Exactly repeat the material, dropping only the pictures.

* _Provided material_
----------------------------------------
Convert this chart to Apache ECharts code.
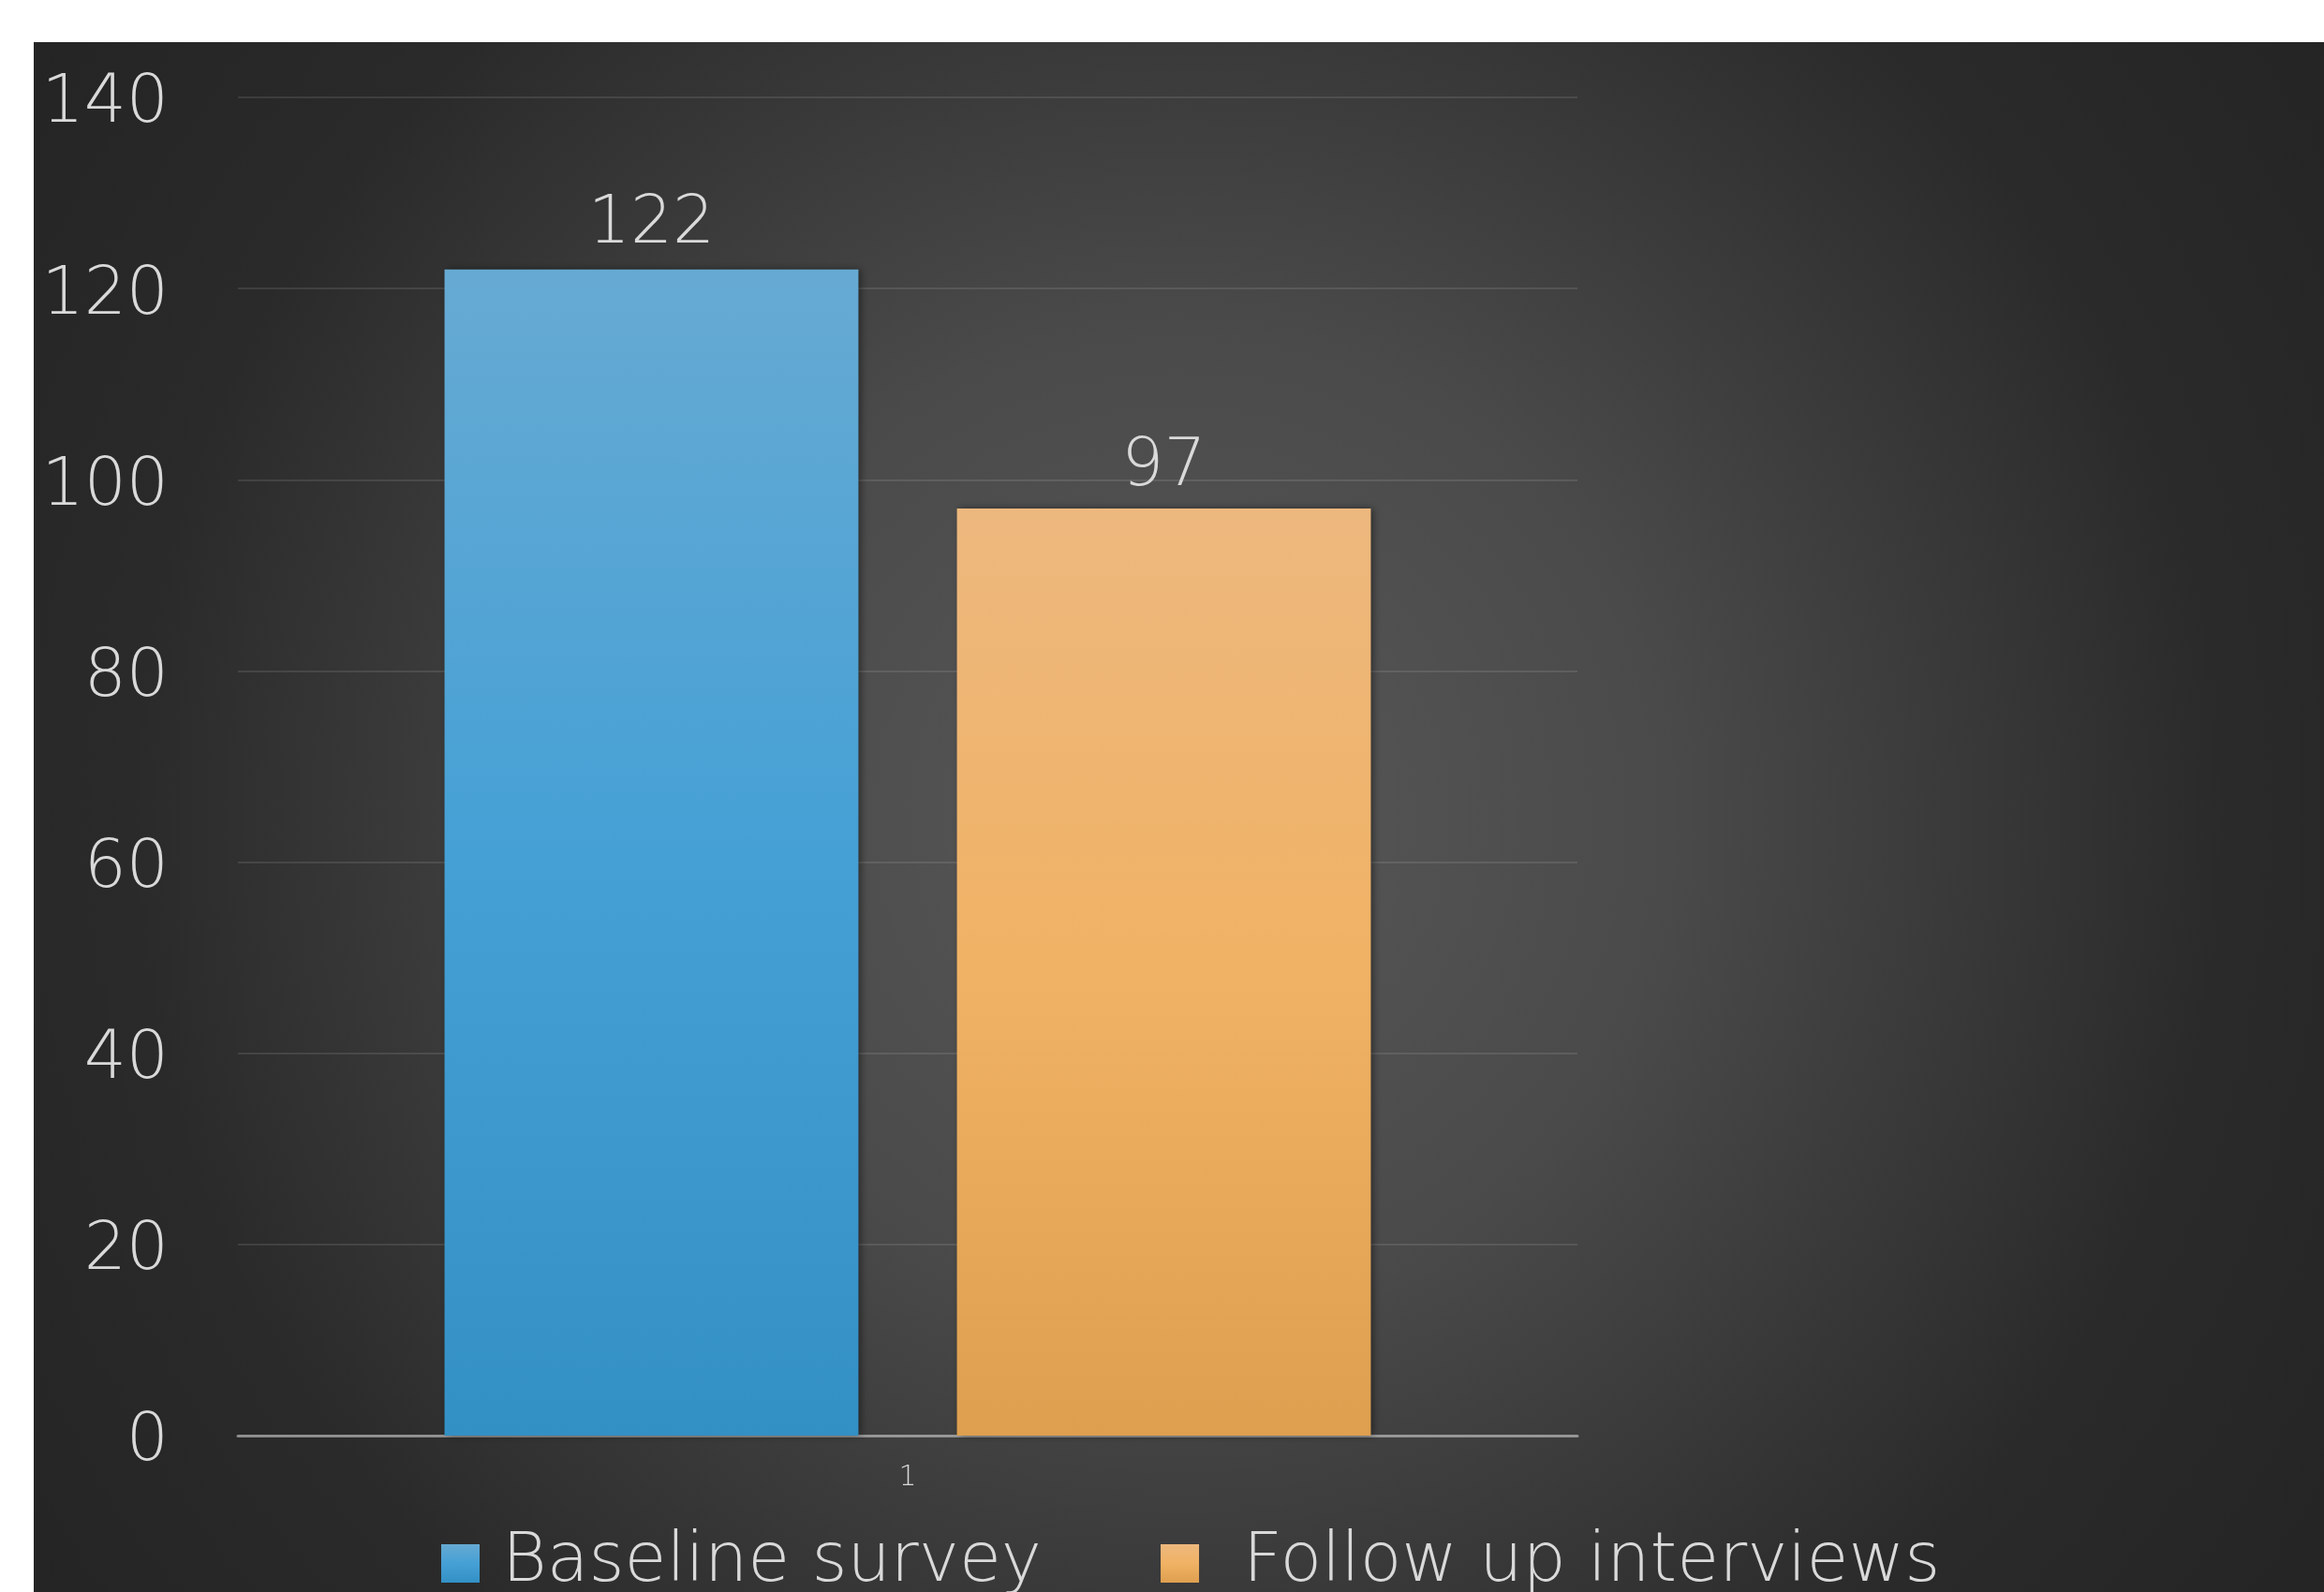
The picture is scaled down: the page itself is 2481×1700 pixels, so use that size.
<!DOCTYPE html>
<html>
<head>
<meta charset="utf-8">
<script src="https://cdn.jsdelivr.net/npm/echarts@6/dist/echarts.min.js"></script>
<style>
html,body{margin:0;padding:0;background:#ffffff;}
#chart{width:2481px;height:1700px;}
</style>
</head>
<body>
<div id="chart"></div>
<script>
var categories = ['1'];
var seriesNames = ['Baseline survey', 'Follow up interviews'];
var baselineValues = [122];
var followUpValues = [97];
var yTicks = [0, 20, 40, 60, 80, 100, 120, 140];

var chart = echarts.init(document.getElementById('chart'), null, {renderer: 'canvas'});
var textColor = '#D9D9D9';
var fontFam = '"DejaVu Sans", "Open Sans", sans-serif';

function lg(stops) {
  return new echarts.graphic.LinearGradient(0, 0, 0, 1, stops);
}
var blueGrad = lg([{offset: 0, color: '#66AAD3'}, {offset: 0.5, color: '#45A0D5'}, {offset: 1, color: '#3390C5'}]);
var orangeGrad = lg([{offset: 0, color: '#EDB87E'}, {offset: 0.5, color: '#F0B264'}, {offset: 1, color: '#DE9F4F'}]);

var option = {
  backgroundColor: '#ffffff',
  animation: false,
  graphic: [{
    type: 'rect',
    left: 36, top: 45, z: -10,
    shape: {width: 2445, height: 1655},
    style: {
      fill: new echarts.graphic.RadialGradient(0.5, 0.5, 0.9, [
        {offset: 0, color: '#585858'},
        {offset: 0.35, color: '#4a4a4a'},
        {offset: 0.75, color: '#2a2a2a'},
        {offset: 1, color: '#242424'}
      ])
    },
    silent: true
  }],
  grid: {left: 254, right: 797, top: 104, bottom: 167, containLabel: false},
  legend: {
    data: [
      {name: seriesNames[0], textStyle: {padding: [0, 0, 0, 19]}},
      {name: seriesNames[1], textStyle: {padding: [0, 0, 0, 42]}}
    ],
    left: 466,
    top: 1628,
    itemWidth: 41,
    itemHeight: 41,
    itemGap: 127,
    icon: 'rect',
    textStyle: {color: textColor, fontSize: 73, fontWeight: 300, fontFamily: fontFam}
  },
  xAxis: {
    type: 'category',
    data: categories,
    axisLine: {show: true, lineStyle: {color: 'rgba(200,200,200,0.6)', width: 3}},
    axisTick: {show: false},
    axisLabel: {color: textColor, fontSize: 30, fontWeight: 300, fontFamily: fontFam, margin: 30}
  },
  yAxis: {
    type: 'value',
    min: yTicks[0],
    max: yTicks[yTicks.length - 1],
    interval: yTicks[1] - yTicks[0],
    axisLine: {show: false},
    axisTick: {show: false},
    splitLine: {lineStyle: {color: 'rgba(255,255,255,0.1)', width: 2}},
    axisLabel: {
      margin: 74,
      formatter: function (v) { return '{t|' + v + '}'; },
      rich: {t: {color: textColor, fontSize: 71, fontWeight: 300, fontFamily: fontFam, padding: [16, 0, 0, 0]}}
    }
  },
  series: [
    {
      name: seriesNames[0],
      type: 'bar',
      data: baselineValues,
      barWidth: '30.9%',
      barGap: '23.8%',
      itemStyle: {color: blueGrad, shadowColor: 'rgba(0,0,0,0.45)', shadowBlur: 8, shadowOffsetX: 3},
      label: {show: true, position: 'top', distance: 12, color: textColor, fontSize: 71, fontWeight: 300, fontFamily: fontFam}
    },
    {
      name: seriesNames[1],
      type: 'bar',
      data: followUpValues,
      barWidth: '30.9%',
      itemStyle: {color: orangeGrad, shadowColor: 'rgba(0,0,0,0.45)', shadowBlur: 8, shadowOffsetX: 3},
      label: {show: true, position: 'top', distance: 8, color: textColor, fontSize: 71, fontWeight: 300, fontFamily: fontFam}
    }
  ]
};
chart.setOption(option);
</script>
</body>
</html>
----------------------------------------
* _Reply to the exercise_
Convert this chart to Apache ECharts code.
The picture is scaled down: the page itself is 2481×1700 pixels, so use that size.
<!DOCTYPE html>
<html>
<head>
<meta charset="utf-8">
<script src="https://cdn.jsdelivr.net/npm/echarts@6/dist/echarts.min.js"></script>
<style>
html,body{margin:0;padding:0;background:#ffffff;}
#chart{width:2481px;height:1700px;}
</style>
</head>
<body>
<div id="chart"></div>
<script>
var categories = ['1'];
var seriesNames = ['Baseline survey', 'Follow up interviews'];
var baselineValues = [122];
var followUpValues = [97];
var yTicks = [0, 20, 40, 60, 80, 100, 120, 140];

var chart = echarts.init(document.getElementById('chart'), null, {renderer: 'canvas'});
var textColor = '#D9D9D9';
var fontFam = '"DejaVu Sans", "Open Sans", sans-serif';

function lg(stops) {
  return new echarts.graphic.LinearGradient(0, 0, 0, 1, stops);
}
var blueGrad = lg([{offset: 0, color: '#66AAD3'}, {offset: 0.5, color: '#45A0D5'}, {offset: 1, color: '#3390C5'}]);
var orangeGrad = lg([{offset: 0, color: '#EDB87E'}, {offset: 0.5, color: '#F0B264'}, {offset: 1, color: '#DE9F4F'}]);

var option = {
  backgroundColor: '#ffffff',
  animation: false,
  graphic: [{
    type: 'rect',
    left: 36, top: 45, z: -10,
    shape: {width: 2445, height: 1655},
    style: {
      fill: new echarts.graphic.RadialGradient(0.5, 0.5, 0.9, [
        {offset: 0, color: '#585858'},
        {offset: 0.35, color: '#4a4a4a'},
        {offset: 0.75, color: '#2a2a2a'},
        {offset: 1, color: '#242424'}
      ])
    },
    silent: true
  }],
  grid: {left: 254, right: 797, top: 104, bottom: 167, containLabel: false},
  legend: {
    data: [
      {name: seriesNames[0], textStyle: {padding: [0, 0, 0, 19]}},
      {name: seriesNames[1], textStyle: {padding: [0, 0, 0, 42]}}
    ],
    left: 466,
    top: 1628,
    itemWidth: 41,
    itemHeight: 41,
    itemGap: 127,
    icon: 'rect',
    textStyle: {color: textColor, fontSize: 73, fontWeight: 300, fontFamily: fontFam}
  },
  xAxis: {
    type: 'category',
    data: categories,
    axisLine: {show: true, lineStyle: {color: 'rgba(200,200,200,0.6)', width: 3}},
    axisTick: {show: false},
    axisLabel: {color: textColor, fontSize: 30, fontWeight: 300, fontFamily: fontFam, margin: 30}
  },
  yAxis: {
    type: 'value',
    min: yTicks[0],
    max: yTicks[yTicks.length - 1],
    interval: yTicks[1] - yTicks[0],
    axisLine: {show: false},
    axisTick: {show: false},
    splitLine: {lineStyle: {color: 'rgba(255,255,255,0.1)', width: 2}},
    axisLabel: {
      margin: 74,
      formatter: function (v) { return '{t|' + v + '}'; },
      rich: {t: {color: textColor, fontSize: 71, fontWeight: 300, fontFamily: fontFam, padding: [16, 0, 0, 0]}}
    }
  },
  series: [
    {
      name: seriesNames[0],
      type: 'bar',
      data: baselineValues,
      barWidth: '30.9%',
      barGap: '23.8%',
      itemStyle: {color: blueGrad, shadowColor: 'rgba(0,0,0,0.45)', shadowBlur: 8, shadowOffsetX: 3},
      label: {show: true, position: 'top', distance: 12, color: textColor, fontSize: 71, fontWeight: 300, fontFamily: fontFam}
    },
    {
      name: seriesNames[1],
      type: 'bar',
      data: followUpValues,
      barWidth: '30.9%',
      itemStyle: {color: orangeGrad, shadowColor: 'rgba(0,0,0,0.45)', shadowBlur: 8, shadowOffsetX: 3},
      label: {show: true, position: 'top', distance: 8, color: textColor, fontSize: 71, fontWeight: 300, fontFamily: fontFam}
    }
  ]
};
chart.setOption(option);
</script>
</body>
</html>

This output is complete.